## Great Circle Routes

### Problem Description

It is well known that the shortest path between two points on the surface of the earth (assumed to be a perfect sphere of radius 6400 km) is a great circle route. To get this, draw the circle (on the surface of the earth) that goes through the two points which is centred at the centre of the earth. The shorter arc of the circle between the two points is the shortest distance. In the figure below, the solid circle represents the earth (assumed to be a sphere), with centre O. There are two points X and Y on the surface (whose positions can be specified by a latitude and longitude). The dotted line represents a circle on the surface of the earth, with centre O. The length of the arc of the circle between X and Y is the great circle distance, which is the shortest distance between the two points while travelling on the surface.

A traveler wishes to accomplish a complex itinerary, going from point to point. Each point is specified by its latitude in degrees north or south, and its longitude in degrees East or West. The objective is to calculate the total distance travelled by the traveler as he goes from point to point in order, if he travels by the shortest distance between any two points.

### Constraints

N<=10

### Input Format

Line 1 contains N, the number of points the traveler wishes to travel between.

The next N lines each contain two comma separated strings specifying the latitude and longitude of the point in degrees. The latitude string consists of a non-negative integer (representing the latitude of the point) followed by N or S to indicate north or south. (A point on the equator will be represented by 0N). The longitude string will consist of a non-negative integer representing the longitude of the point in degrees, followed by E or W to specify East or West. For longitudes where it does not matter (such as 0 and 180) the longitude will always be specified as E. The north and south poles will be deemed to have 0 longitude

### Output

The output should be one line that specifies the distance travelled by the traveler to the nearest integer. The traveler will travel from one point to the next in order.

### Explanation

**Example 1**

Input

3

0N,1W

0N,179E

90N,0E

Output

30159

Explanation

There are 3 points. The first point is one on the equator, and 1 degree West. The second point is also on the equator, and 179 degrees East. The third point is the north pole.

The great circle passing through the first two points is the equator (as its centre is the centre of the earth). As the difference in longitudes (taking the fact that one is E and one is W) is 180 degrees. Hence this distance is half the circumference of the earth, or 0.5 * 2* π *6400=6400 π.

To find the distance between the second and the third point, we note that the longitude 179 degrees East passes through the north pole and is a great circle. The angle subtended at the centre of the earth by the two points is 90 degrees, and hence the distance is (1/4) of the circumference of the circle, or (0.25)*2*π*6400, or 3200π.

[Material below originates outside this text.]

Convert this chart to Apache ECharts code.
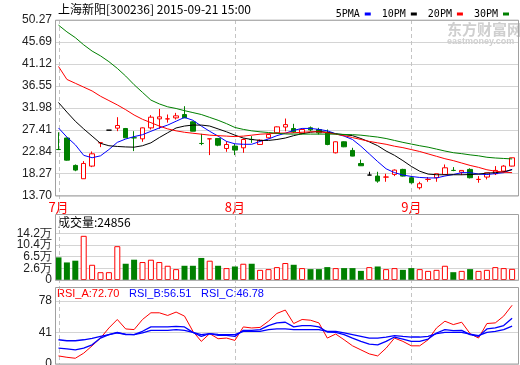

The total distance travelled is 9600π or 30159 (to the nearest integer). This is the output.

**Example 2**

Input

3

0N,47E

45N,47E

45S,47E

Output

15080

Explanation

As the first and second points are on the same longitude, the longitude is the great circle that passes through them. The angle subtended at the centre of the earth is 45 degrees, as that is the difference in the latitudes. Hence the great circle distance is (1/8) of the circumference of the circle, or (0.125*2*π*6400)=1600π

The second and third points are also on the same longitude, and the angle subtended at the centre of the earth is 90 degrees. Hence the distance between the points is (1/4) of the circumference of the circle. The distance is (0.25)*2*π*6400, or 3200π.

The total distance travelled is 4800π, or 15080. This is the output.